◆ Source excerpt
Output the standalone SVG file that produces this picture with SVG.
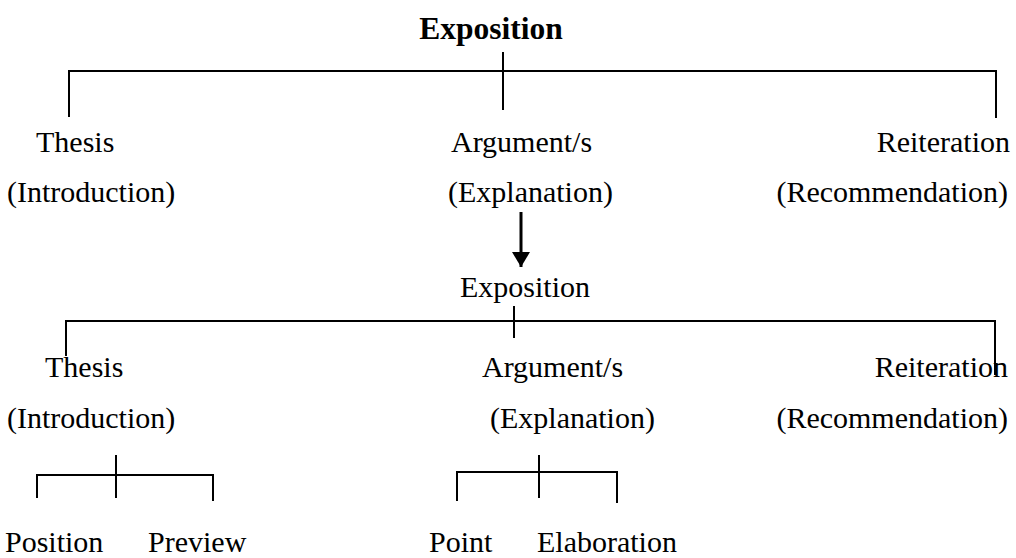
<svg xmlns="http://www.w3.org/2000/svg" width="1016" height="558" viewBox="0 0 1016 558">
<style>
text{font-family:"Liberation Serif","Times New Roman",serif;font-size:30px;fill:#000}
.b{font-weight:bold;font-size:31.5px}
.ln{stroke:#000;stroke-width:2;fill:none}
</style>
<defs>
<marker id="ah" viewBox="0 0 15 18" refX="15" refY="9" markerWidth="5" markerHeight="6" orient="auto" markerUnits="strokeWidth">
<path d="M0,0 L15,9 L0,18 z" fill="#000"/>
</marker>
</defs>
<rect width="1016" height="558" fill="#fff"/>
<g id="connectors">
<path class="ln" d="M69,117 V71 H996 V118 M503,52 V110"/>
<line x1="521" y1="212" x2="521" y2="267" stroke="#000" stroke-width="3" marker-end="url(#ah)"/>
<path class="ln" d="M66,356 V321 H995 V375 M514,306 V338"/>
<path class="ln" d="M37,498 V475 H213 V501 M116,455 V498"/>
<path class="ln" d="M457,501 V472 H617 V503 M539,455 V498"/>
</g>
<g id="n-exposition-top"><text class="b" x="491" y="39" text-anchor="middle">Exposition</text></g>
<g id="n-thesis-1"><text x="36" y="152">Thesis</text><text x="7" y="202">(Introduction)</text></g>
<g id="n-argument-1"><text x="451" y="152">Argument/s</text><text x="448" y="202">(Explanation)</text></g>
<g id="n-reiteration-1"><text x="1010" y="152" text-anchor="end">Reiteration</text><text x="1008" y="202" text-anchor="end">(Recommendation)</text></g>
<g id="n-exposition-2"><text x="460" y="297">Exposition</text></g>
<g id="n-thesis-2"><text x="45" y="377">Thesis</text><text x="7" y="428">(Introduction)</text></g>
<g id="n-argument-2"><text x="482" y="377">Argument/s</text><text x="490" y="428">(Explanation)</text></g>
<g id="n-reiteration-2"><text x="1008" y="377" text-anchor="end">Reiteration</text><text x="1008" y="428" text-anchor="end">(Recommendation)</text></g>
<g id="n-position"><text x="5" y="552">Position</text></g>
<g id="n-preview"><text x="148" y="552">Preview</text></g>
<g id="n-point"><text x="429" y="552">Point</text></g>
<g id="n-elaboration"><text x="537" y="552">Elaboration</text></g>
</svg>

◆ The problem
Every line above should be repeated exactly; pictures stay out of the copy.

◆ Response to this task
Output the standalone SVG file that produces this picture with SVG.
<svg xmlns="http://www.w3.org/2000/svg" width="1016" height="558" viewBox="0 0 1016 558">
<style>
text{font-family:"Liberation Serif","Times New Roman",serif;font-size:30px;fill:#000}
.b{font-weight:bold;font-size:31.5px}
.ln{stroke:#000;stroke-width:2;fill:none}
</style>
<defs>
<marker id="ah" viewBox="0 0 15 18" refX="15" refY="9" markerWidth="5" markerHeight="6" orient="auto" markerUnits="strokeWidth">
<path d="M0,0 L15,9 L0,18 z" fill="#000"/>
</marker>
</defs>
<rect width="1016" height="558" fill="#fff"/>
<g id="connectors">
<path class="ln" d="M69,117 V71 H996 V118 M503,52 V110"/>
<line x1="521" y1="212" x2="521" y2="267" stroke="#000" stroke-width="3" marker-end="url(#ah)"/>
<path class="ln" d="M66,356 V321 H995 V375 M514,306 V338"/>
<path class="ln" d="M37,498 V475 H213 V501 M116,455 V498"/>
<path class="ln" d="M457,501 V472 H617 V503 M539,455 V498"/>
</g>
<g id="n-exposition-top"><text class="b" x="491" y="39" text-anchor="middle">Exposition</text></g>
<g id="n-thesis-1"><text x="36" y="152">Thesis</text><text x="7" y="202">(Introduction)</text></g>
<g id="n-argument-1"><text x="451" y="152">Argument/s</text><text x="448" y="202">(Explanation)</text></g>
<g id="n-reiteration-1"><text x="1010" y="152" text-anchor="end">Reiteration</text><text x="1008" y="202" text-anchor="end">(Recommendation)</text></g>
<g id="n-exposition-2"><text x="460" y="297">Exposition</text></g>
<g id="n-thesis-2"><text x="45" y="377">Thesis</text><text x="7" y="428">(Introduction)</text></g>
<g id="n-argument-2"><text x="482" y="377">Argument/s</text><text x="490" y="428">(Explanation)</text></g>
<g id="n-reiteration-2"><text x="1008" y="377" text-anchor="end">Reiteration</text><text x="1008" y="428" text-anchor="end">(Recommendation)</text></g>
<g id="n-position"><text x="5" y="552">Position</text></g>
<g id="n-preview"><text x="148" y="552">Preview</text></g>
<g id="n-point"><text x="429" y="552">Point</text></g>
<g id="n-elaboration"><text x="537" y="552">Elaboration</text></g>
</svg>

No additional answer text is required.